# Buckeye Burl for Realistic Cigar?



## kevrob (Oct 14, 2013)

This may sound like a silly question, but for those of you who have made the realistic cigars, where do you get your non stabilized buckeye burl?  It seems I had seen it quite a bit when I started turning, but can't seem to find it now.  I've done some searches in the forums, but have been coming up empty and can't seem to find it through my usual online suppliers.  

Thanks in advance,
Kevin


----------



## lyonsacc (Oct 15, 2013)

I've never done the cigar ash, but I've gotten unstabilized buckeye burl pen blanks on ebay.


----------



## mikellem (Oct 15, 2013)

Why don't you try to talk to Martin Obsorn from Martin Pens.

He made them out of a number of woods...
Good luck in your search.  I would start with Martin.  He 
is on the forum.


Mike


----------



## Dale Allen (Oct 21, 2013)

Cook Woods


----------



## JH Customs (Oct 22, 2013)

Are you referring to the wood used to make the ash portion?
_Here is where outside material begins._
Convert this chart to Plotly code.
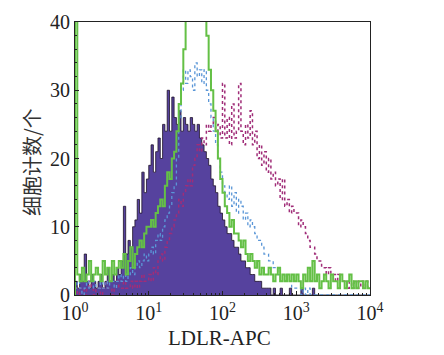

I use gray dyed spectra ply. I get a block at my local woodcraft. I glue it to where the lines make it look like rings on the ash.


----------



## Wood Butcher (Oct 23, 2013)

I get mine from WoodTurningz just around the corner from me.....at least they are close for now.
WB

Wood Pen Blanks - WoodTurningz

http://www.woodturningz.com/products/PBBUCKEYE.jpg


----------